=== SOURCE MATERIAL ===
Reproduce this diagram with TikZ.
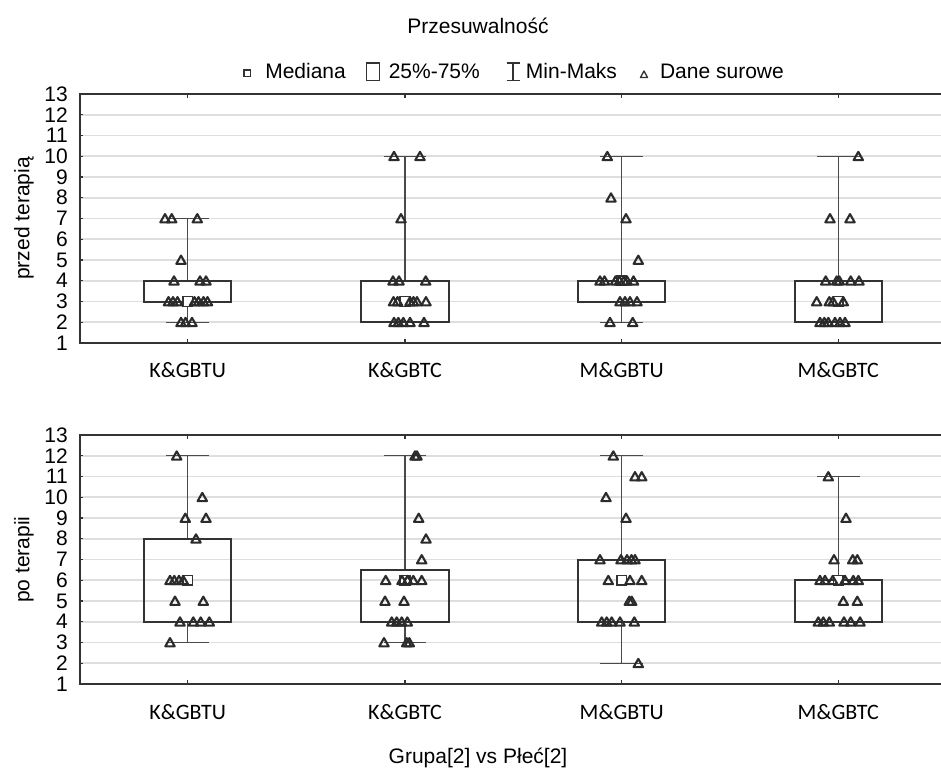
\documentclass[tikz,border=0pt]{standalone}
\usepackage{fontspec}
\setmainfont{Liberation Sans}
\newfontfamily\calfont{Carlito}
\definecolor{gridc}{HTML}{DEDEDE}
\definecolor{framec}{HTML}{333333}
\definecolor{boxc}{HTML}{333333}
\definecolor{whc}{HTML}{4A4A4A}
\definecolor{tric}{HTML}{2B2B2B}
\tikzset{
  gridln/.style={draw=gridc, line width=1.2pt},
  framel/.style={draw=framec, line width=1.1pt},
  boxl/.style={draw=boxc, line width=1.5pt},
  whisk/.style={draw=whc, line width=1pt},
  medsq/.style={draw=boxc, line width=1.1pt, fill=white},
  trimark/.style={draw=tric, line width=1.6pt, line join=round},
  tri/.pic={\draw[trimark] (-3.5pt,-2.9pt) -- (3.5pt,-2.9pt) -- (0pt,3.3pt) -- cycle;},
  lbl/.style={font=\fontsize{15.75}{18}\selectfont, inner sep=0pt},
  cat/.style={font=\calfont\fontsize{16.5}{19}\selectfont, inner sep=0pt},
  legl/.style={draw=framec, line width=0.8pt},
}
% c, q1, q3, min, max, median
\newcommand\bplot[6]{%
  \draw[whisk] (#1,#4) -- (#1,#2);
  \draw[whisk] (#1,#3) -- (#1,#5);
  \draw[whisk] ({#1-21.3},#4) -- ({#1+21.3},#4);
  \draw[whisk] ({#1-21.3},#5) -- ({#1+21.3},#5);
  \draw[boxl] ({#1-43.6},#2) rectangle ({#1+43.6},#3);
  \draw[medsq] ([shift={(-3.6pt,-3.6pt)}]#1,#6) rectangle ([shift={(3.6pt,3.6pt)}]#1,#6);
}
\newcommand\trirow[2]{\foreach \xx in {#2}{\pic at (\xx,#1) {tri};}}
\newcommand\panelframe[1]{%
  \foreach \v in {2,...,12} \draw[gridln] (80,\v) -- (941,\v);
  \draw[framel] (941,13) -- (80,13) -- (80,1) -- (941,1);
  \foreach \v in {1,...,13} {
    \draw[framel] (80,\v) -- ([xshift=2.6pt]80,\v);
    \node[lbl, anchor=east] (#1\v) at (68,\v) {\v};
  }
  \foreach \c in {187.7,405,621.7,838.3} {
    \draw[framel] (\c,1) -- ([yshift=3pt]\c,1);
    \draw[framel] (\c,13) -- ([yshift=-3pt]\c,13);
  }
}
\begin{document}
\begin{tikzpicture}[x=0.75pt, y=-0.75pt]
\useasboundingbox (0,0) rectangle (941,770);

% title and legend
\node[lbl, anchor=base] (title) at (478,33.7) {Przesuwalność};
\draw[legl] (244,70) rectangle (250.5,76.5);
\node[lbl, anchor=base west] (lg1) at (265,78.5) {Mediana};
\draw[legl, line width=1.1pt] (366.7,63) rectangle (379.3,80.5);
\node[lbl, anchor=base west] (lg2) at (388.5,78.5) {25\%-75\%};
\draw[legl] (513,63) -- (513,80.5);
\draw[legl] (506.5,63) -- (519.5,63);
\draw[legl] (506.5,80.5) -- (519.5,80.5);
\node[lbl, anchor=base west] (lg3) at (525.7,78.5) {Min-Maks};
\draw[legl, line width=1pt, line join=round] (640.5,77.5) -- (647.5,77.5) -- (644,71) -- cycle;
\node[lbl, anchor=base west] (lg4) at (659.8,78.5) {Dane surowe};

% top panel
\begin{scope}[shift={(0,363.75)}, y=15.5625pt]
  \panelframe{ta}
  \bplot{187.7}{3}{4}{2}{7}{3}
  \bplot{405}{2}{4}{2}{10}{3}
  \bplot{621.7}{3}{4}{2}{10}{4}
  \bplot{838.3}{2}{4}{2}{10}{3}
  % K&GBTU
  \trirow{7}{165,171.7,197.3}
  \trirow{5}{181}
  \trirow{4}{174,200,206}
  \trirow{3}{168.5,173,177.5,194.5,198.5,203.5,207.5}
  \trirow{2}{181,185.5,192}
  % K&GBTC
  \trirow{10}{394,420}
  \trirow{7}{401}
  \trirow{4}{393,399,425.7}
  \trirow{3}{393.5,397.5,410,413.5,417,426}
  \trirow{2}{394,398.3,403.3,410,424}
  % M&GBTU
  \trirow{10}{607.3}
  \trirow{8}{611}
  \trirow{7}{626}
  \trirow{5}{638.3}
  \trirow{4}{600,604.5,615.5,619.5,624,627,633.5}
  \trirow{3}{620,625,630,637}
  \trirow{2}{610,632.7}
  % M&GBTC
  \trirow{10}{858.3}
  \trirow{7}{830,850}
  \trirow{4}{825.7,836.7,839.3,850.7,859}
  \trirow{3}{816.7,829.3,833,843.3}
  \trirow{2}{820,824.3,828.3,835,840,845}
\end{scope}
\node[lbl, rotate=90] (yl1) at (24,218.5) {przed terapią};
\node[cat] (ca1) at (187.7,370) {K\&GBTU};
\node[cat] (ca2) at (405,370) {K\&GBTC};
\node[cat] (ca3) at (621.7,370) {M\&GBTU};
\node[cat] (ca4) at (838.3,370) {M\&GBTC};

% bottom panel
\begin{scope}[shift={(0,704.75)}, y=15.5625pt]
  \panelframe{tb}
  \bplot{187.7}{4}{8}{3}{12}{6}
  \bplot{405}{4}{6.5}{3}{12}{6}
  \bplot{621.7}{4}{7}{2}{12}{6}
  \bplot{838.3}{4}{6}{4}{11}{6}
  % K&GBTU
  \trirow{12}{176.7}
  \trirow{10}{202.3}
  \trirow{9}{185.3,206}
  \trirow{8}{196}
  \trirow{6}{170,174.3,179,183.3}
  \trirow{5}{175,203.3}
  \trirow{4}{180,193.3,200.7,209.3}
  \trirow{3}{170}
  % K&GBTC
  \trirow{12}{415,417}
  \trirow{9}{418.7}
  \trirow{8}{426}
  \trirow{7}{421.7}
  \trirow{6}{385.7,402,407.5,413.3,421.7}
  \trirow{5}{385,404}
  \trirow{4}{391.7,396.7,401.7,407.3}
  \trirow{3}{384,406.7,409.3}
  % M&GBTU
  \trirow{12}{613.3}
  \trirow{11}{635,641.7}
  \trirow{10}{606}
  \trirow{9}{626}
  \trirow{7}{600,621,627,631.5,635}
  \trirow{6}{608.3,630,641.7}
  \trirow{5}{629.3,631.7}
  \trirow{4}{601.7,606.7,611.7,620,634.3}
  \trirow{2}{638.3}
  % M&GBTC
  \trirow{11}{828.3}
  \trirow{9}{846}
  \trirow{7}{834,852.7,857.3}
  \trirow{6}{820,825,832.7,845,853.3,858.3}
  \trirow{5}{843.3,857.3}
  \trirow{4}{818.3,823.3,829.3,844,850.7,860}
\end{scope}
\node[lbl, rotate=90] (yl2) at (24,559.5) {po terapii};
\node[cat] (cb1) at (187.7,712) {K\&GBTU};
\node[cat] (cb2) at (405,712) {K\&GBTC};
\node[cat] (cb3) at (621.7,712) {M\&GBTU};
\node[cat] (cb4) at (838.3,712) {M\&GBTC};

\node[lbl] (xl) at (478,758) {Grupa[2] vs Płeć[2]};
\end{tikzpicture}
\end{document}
===
(TASK INSTRUCTIONS): Retype the whole listing, keeping every line identical and omitting all pictures.

(EXERCISE RESULT):
Reproduce this diagram with TikZ.
\documentclass[tikz,border=0pt]{standalone}
\usepackage{fontspec}
\setmainfont{Liberation Sans}
\newfontfamily\calfont{Carlito}
\definecolor{gridc}{HTML}{DEDEDE}
\definecolor{framec}{HTML}{333333}
\definecolor{boxc}{HTML}{333333}
\definecolor{whc}{HTML}{4A4A4A}
\definecolor{tric}{HTML}{2B2B2B}
\tikzset{
  gridln/.style={draw=gridc, line width=1.2pt},
  framel/.style={draw=framec, line width=1.1pt},
  boxl/.style={draw=boxc, line width=1.5pt},
  whisk/.style={draw=whc, line width=1pt},
  medsq/.style={draw=boxc, line width=1.1pt, fill=white},
  trimark/.style={draw=tric, line width=1.6pt, line join=round},
  tri/.pic={\draw[trimark] (-3.5pt,-2.9pt) -- (3.5pt,-2.9pt) -- (0pt,3.3pt) -- cycle;},
  lbl/.style={font=\fontsize{15.75}{18}\selectfont, inner sep=0pt},
  cat/.style={font=\calfont\fontsize{16.5}{19}\selectfont, inner sep=0pt},
  legl/.style={draw=framec, line width=0.8pt},
}
% c, q1, q3, min, max, median
\newcommand\bplot[6]{%
  \draw[whisk] (#1,#4) -- (#1,#2);
  \draw[whisk] (#1,#3) -- (#1,#5);
  \draw[whisk] ({#1-21.3},#4) -- ({#1+21.3},#4);
  \draw[whisk] ({#1-21.3},#5) -- ({#1+21.3},#5);
  \draw[boxl] ({#1-43.6},#2) rectangle ({#1+43.6},#3);
  \draw[medsq] ([shift={(-3.6pt,-3.6pt)}]#1,#6) rectangle ([shift={(3.6pt,3.6pt)}]#1,#6);
}
\newcommand\trirow[2]{\foreach \xx in {#2}{\pic at (\xx,#1) {tri};}}
\newcommand\panelframe[1]{%
  \foreach \v in {2,...,12} \draw[gridln] (80,\v) -- (941,\v);
  \draw[framel] (941,13) -- (80,13) -- (80,1) -- (941,1);
  \foreach \v in {1,...,13} {
    \draw[framel] (80,\v) -- ([xshift=2.6pt]80,\v);
    \node[lbl, anchor=east] (#1\v) at (68,\v) {\v};
  }
  \foreach \c in {187.7,405,621.7,838.3} {
    \draw[framel] (\c,1) -- ([yshift=3pt]\c,1);
    \draw[framel] (\c,13) -- ([yshift=-3pt]\c,13);
  }
}
\begin{document}
\begin{tikzpicture}[x=0.75pt, y=-0.75pt]
\useasboundingbox (0,0) rectangle (941,770);

% title and legend
\node[lbl, anchor=base] (title) at (478,33.7) {Przesuwalność};
\draw[legl] (244,70) rectangle (250.5,76.5);
\node[lbl, anchor=base west] (lg1) at (265,78.5) {Mediana};
\draw[legl, line width=1.1pt] (366.7,63) rectangle (379.3,80.5);
\node[lbl, anchor=base west] (lg2) at (388.5,78.5) {25\%-75\%};
\draw[legl] (513,63) -- (513,80.5);
\draw[legl] (506.5,63) -- (519.5,63);
\draw[legl] (506.5,80.5) -- (519.5,80.5);
\node[lbl, anchor=base west] (lg3) at (525.7,78.5) {Min-Maks};
\draw[legl, line width=1pt, line join=round] (640.5,77.5) -- (647.5,77.5) -- (644,71) -- cycle;
\node[lbl, anchor=base west] (lg4) at (659.8,78.5) {Dane surowe};

% top panel
\begin{scope}[shift={(0,363.75)}, y=15.5625pt]
  \panelframe{ta}
  \bplot{187.7}{3}{4}{2}{7}{3}
  \bplot{405}{2}{4}{2}{10}{3}
  \bplot{621.7}{3}{4}{2}{10}{4}
  \bplot{838.3}{2}{4}{2}{10}{3}
  % K&GBTU
  \trirow{7}{165,171.7,197.3}
  \trirow{5}{181}
  \trirow{4}{174,200,206}
  \trirow{3}{168.5,173,177.5,194.5,198.5,203.5,207.5}
  \trirow{2}{181,185.5,192}
  % K&GBTC
  \trirow{10}{394,420}
  \trirow{7}{401}
  \trirow{4}{393,399,425.7}
  \trirow{3}{393.5,397.5,410,413.5,417,426}
  \trirow{2}{394,398.3,403.3,410,424}
  % M&GBTU
  \trirow{10}{607.3}
  \trirow{8}{611}
  \trirow{7}{626}
  \trirow{5}{638.3}
  \trirow{4}{600,604.5,615.5,619.5,624,627,633.5}
  \trirow{3}{620,625,630,637}
  \trirow{2}{610,632.7}
  % M&GBTC
  \trirow{10}{858.3}
  \trirow{7}{830,850}
  \trirow{4}{825.7,836.7,839.3,850.7,859}
  \trirow{3}{816.7,829.3,833,843.3}
  \trirow{2}{820,824.3,828.3,835,840,845}
\end{scope}
\node[lbl, rotate=90] (yl1) at (24,218.5) {przed terapią};
\node[cat] (ca1) at (187.7,370) {K\&GBTU};
\node[cat] (ca2) at (405,370) {K\&GBTC};
\node[cat] (ca3) at (621.7,370) {M\&GBTU};
\node[cat] (ca4) at (838.3,370) {M\&GBTC};

% bottom panel
\begin{scope}[shift={(0,704.75)}, y=15.5625pt]
  \panelframe{tb}
  \bplot{187.7}{4}{8}{3}{12}{6}
  \bplot{405}{4}{6.5}{3}{12}{6}
  \bplot{621.7}{4}{7}{2}{12}{6}
  \bplot{838.3}{4}{6}{4}{11}{6}
  % K&GBTU
  \trirow{12}{176.7}
  \trirow{10}{202.3}
  \trirow{9}{185.3,206}
  \trirow{8}{196}
  \trirow{6}{170,174.3,179,183.3}
  \trirow{5}{175,203.3}
  \trirow{4}{180,193.3,200.7,209.3}
  \trirow{3}{170}
  % K&GBTC
  \trirow{12}{415,417}
  \trirow{9}{418.7}
  \trirow{8}{426}
  \trirow{7}{421.7}
  \trirow{6}{385.7,402,407.5,413.3,421.7}
  \trirow{5}{385,404}
  \trirow{4}{391.7,396.7,401.7,407.3}
  \trirow{3}{384,406.7,409.3}
  % M&GBTU
  \trirow{12}{613.3}
  \trirow{11}{635,641.7}
  \trirow{10}{606}
  \trirow{9}{626}
  \trirow{7}{600,621,627,631.5,635}
  \trirow{6}{608.3,630,641.7}
  \trirow{5}{629.3,631.7}
  \trirow{4}{601.7,606.7,611.7,620,634.3}
  \trirow{2}{638.3}
  % M&GBTC
  \trirow{11}{828.3}
  \trirow{9}{846}
  \trirow{7}{834,852.7,857.3}
  \trirow{6}{820,825,832.7,845,853.3,858.3}
  \trirow{5}{843.3,857.3}
  \trirow{4}{818.3,823.3,829.3,844,850.7,860}
\end{scope}
\node[lbl, rotate=90] (yl2) at (24,559.5) {po terapii};
\node[cat] (cb1) at (187.7,712) {K\&GBTU};
\node[cat] (cb2) at (405,712) {K\&GBTC};
\node[cat] (cb3) at (621.7,712) {M\&GBTU};
\node[cat] (cb4) at (838.3,712) {M\&GBTC};

\node[lbl] (xl) at (478,758) {Grupa[2] vs Płeć[2]};
\end{tikzpicture}
\end{document}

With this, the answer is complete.